An diese Stelle ein riesiger Dank an Hannah und Fred – dafür, dass wir bei euch unterkommen durften und ihr uns mit all unseren Macken und dem Wecker um sechs Uhr früh ertragen habt. Dass ihr uns euer Berlin gezeigt, dass wir nach dem ersten Abendspaziergang ein bisschen und nach dem zweiten schon ziemlich doll lieb gehabt haben. Und für eure Gelassenheit – denn wir haben uns vom ersten Moment an bei euch wie zuhause gefühlt.
Mit diesen Voraussetzungen wird Berlin zu einem Highlight unserer Reise. Berlin ist die Stadt, in der das Leben ist. Die politische und auch gesellschaftliche Mitte Deutschlands – und das spürt man. Es ist ein schönes Erlebnis, man fühlt sich als inzwischen ehemaliger Wuppertaler zwangsläufig ein bisschen wie ein Landei, wenn man inmitten der vielen Menschen unterwegs ist.

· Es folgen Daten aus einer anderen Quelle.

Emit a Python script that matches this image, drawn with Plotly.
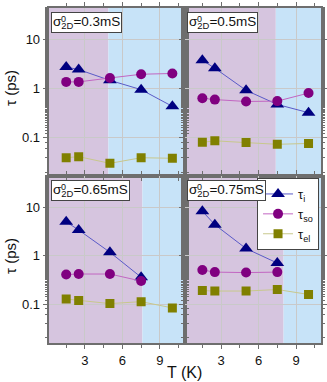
import plotly.graph_objects as go

# temperatures (K)
temps = [1.5, 2.5, 5, 7.5, 10]

# panel order: top-left, top-right, bottom-left, bottom-right
sigma_labels = ["0.3mS", "0.5mS", "0.65mS", "0.75mS"]

tau_i = [
    [2.7, 2.4, 1.45, 0.94, 0.43],
    [3.7, 2.56, 0.91, 0.47, 0.32],
    [5.1, 3.45, 1.19, 0.36, None],
    [8.5, 4.45, 1.42, 0.71, None],
]
tau_so = [
    [1.35, 1.35, 1.62, 1.93, 2.0],
    [0.63, 0.59, 0.54, 0.55, 0.80],
    [0.41, 0.42, 0.42, 0.30, None],
    [0.51, 0.46, 0.45, 0.46, None],
]
tau_el = [
    [0.039, 0.041, 0.030, 0.039, 0.038],
    [0.080, 0.086, 0.079, 0.073, 0.076],
    [0.127, 0.119, 0.102, 0.112, 0.083],
    [0.19, 0.186, 0.186, 0.20, 0.158],
]

# temperature where the purple region ends and the blue one begins
boundary = [4.88, 7.38, 7.6, 8.0]

W, H = 327, 382
PURPLE_BG = "#d6c5df"
BLUE_BG = "#c7e3f8"
AXIS_COL = "#6e6e6e"
FONT = "Liberation Sans, Arial, sans-serif"

x_dom = [[49 / W, 186 / W], [186 / W, 323 / W]]
y_dom = [[1 - 176 / H, 1 - 8 / H], [1 - 343 / H, 1 - 176 / H]]
y_rng = [[-1.78, 1.63], [-1.81, 1.66]]

series = [
    ("τ<sub>i</sub>", tau_i, "#000080", "#5a5ac8", "triangle-up", 12),
    ("τ<sub>so</sub>", tau_so, "#800080", "#c266c2", "circle", 10),
    ("τ<sub>el</sub>", tau_el, "#808000", "#c8c88c", "square", 9),
]

fig = go.Figure()
layout = {}
shapes = []
annotations = []

for p in range(4):
    row, col = divmod(p, 2)
    n = p + 1
    xa = "x" if n == 1 else f"x{n}"
    ya = "y" if n == 1 else f"y{n}"
    xkey = "xaxis" if n == 1 else f"xaxis{n}"
    ykey = "yaxis" if n == 1 else f"yaxis{n}"

    layout[xkey] = dict(
        domain=x_dom[col], anchor=ya, range=[0.1, 11.0],
        tickvals=[3, 6, 9], showticklabels=(row == 1),
        ticks="outside", ticklen=4, tickwidth=1, tickcolor=AXIS_COL,
        minor=dict(tickvals=[1.5, 4.5, 7.5, 10.5], ticks="outside", ticklen=3,
                   tickcolor=AXIS_COL, showgrid=False),
        showline=True, linecolor=AXIS_COL, linewidth=2, mirror="ticks",
        showgrid=True, gridcolor="#c9c9c9", gridwidth=1, zeroline=False,
        tickfont=dict(size=13, color="#111", family=FONT),
    )
    layout[ykey] = dict(
        domain=y_dom[row], anchor=xa, type="log", range=y_rng[row],
        tickvals=[0.1, 1, 10], ticktext=["0.1", "1", "10"],
        showticklabels=(col == 0),
        ticks="outside", ticklen=4, tickwidth=1, tickcolor=AXIS_COL,
        minor=dict(ticks="outside", ticklen=2, tickcolor=AXIS_COL, showgrid=False),
        showline=True, linecolor=AXIS_COL, linewidth=2, mirror="ticks",
        showgrid=True, gridcolor="#c9c9c9", gridwidth=1, zeroline=False,
        tickfont=dict(size=13, color="#111", family=FONT),
    )

    shapes.append(dict(type="rect", xref=xa, yref=f"{ya} domain", layer="below",
                       x0=0.1, x1=boundary[p], y0=0, y1=1,
                       fillcolor=PURPLE_BG, line=dict(width=0)))
    shapes.append(dict(type="rect", xref=xa, yref=f"{ya} domain", layer="below",
                       x0=boundary[p], x1=11.0, y0=0, y1=1,
                       fillcolor=BLUE_BG, line=dict(width=0)))

    for name, data, mcol, lcol, sym, size in series:
        fig.add_trace(go.Scatter(
            x=temps, y=data[p], xaxis=xa, yaxis=ya, mode="lines+markers",
            name=name, showlegend=(p == 3), connectgaps=False,
            line=dict(color=lcol, width=1),
            marker=dict(color=mcol, symbol=sym, size=size, line=dict(width=0)),
        ))

    annotations.append(dict(
        text="σ<sub>2D</sub>=" + sigma_labels[p], xref=f"{xa} domain", yref=f"{ya} domain",
        x=0.015, y=0.975, xanchor="left", yanchor="top", showarrow=False,
        font=dict(size=13.5, color="#111", family=FONT),
        bgcolor="white", bordercolor="#444", borderwidth=1, borderpad=1,
    ))
    annotations.append(dict(
        text="0", xref=f"{xa} domain", yref=f"{ya} domain",
        x=0.108, y=0.975, xanchor="center", yanchor="top", showarrow=False,
        font=dict(size=9, color="#111", family=FONT),
    ))

for yc in [88, 256]:
    annotations.append(dict(
        text="τ (ps)", xref="paper", yref="paper", x=10 / W, y=1 - yc / H,
        xanchor="center", yanchor="middle", textangle=-90, showarrow=False,
        font=dict(size=15, color="#111", family=FONT),
    ))
annotations.append(dict(
    text="T (K)", xref="paper", yref="paper", x=186 / W, y=1 - 372 / H,
    xanchor="center", yanchor="middle", showarrow=False,
    font=dict(size=16, color="#111", family=FONT),
))

fig.update_layout(
    width=W, height=H, margin=dict(l=0, r=0, t=0, b=0),
    paper_bgcolor="white", plot_bgcolor="white",
    shapes=shapes, annotations=annotations,
    legend=dict(x=321 / W, y=1 - 178 / H, xanchor="right", yanchor="top",
                bgcolor="white", bordercolor="#444", borderwidth=1,
                font=dict(size=13, color="#111", family=FONT),
                itemwidth=30, tracegroupgap=0, itemsizing="trace"),
    **layout,
)

# the default page has an 8px body margin; drop it so the figure fills the window
fig.write_html("out.html", config={"displayModeBar": False},
               post_script="document.body.style.margin='0';")
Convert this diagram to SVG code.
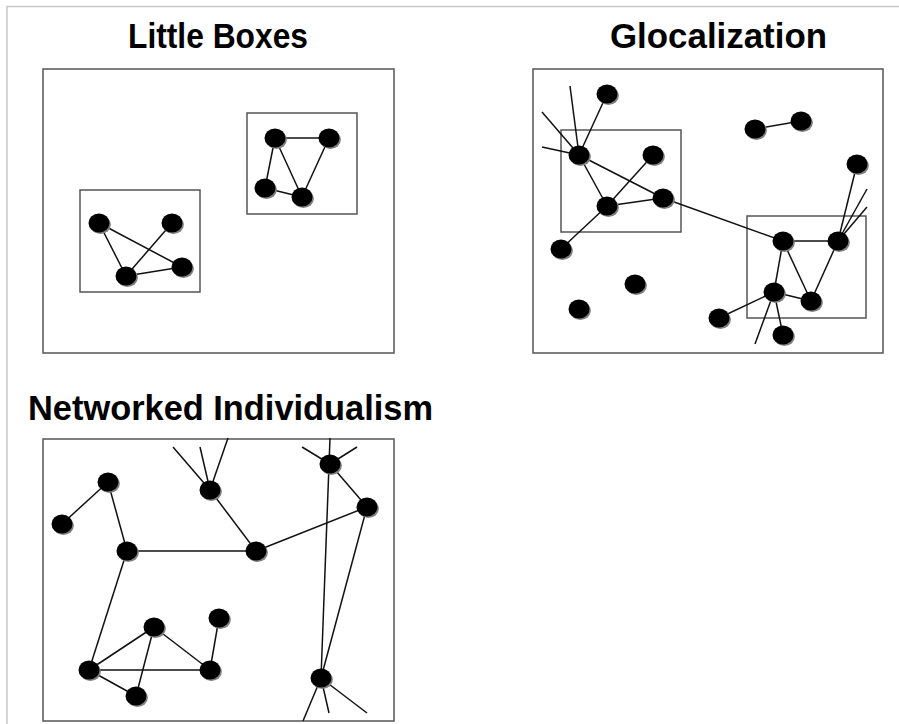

Was bleibt? Die Erkenntnis, wie schnell man sich auf neue Umstände einstellen und sie lieben lernen kann. Die Tatsache, dass ich gerade gar keine Lust habe, wieder aus Berlin wegzugehen und für die kommenden Wochen aufs Land zu ziehen. Das Wissen, dass es mir dort nach wenigen Tagen, vielleicht Stunden, genauso gut gefallen wird wie gerade hier in der Hauptstadt. Und die Vorfreude auf Island, wohin ich in wenigen Stunden aufbrechen werde. Mit Zelt, Rucksack und Sebastian – einem fantastischen Freund mit dem ich schon so einige Abenteuer erleben durfte. Jetzt steht das nächste an, wegen Corona ein Jahr später als gedacht, aber am Ende genau zum richtigen Zeitpunkt. Ehrlich gesagt – ich kann mir aktuell gar nicht vorstellen, warum das Leben jemals wieder anders sein sollte.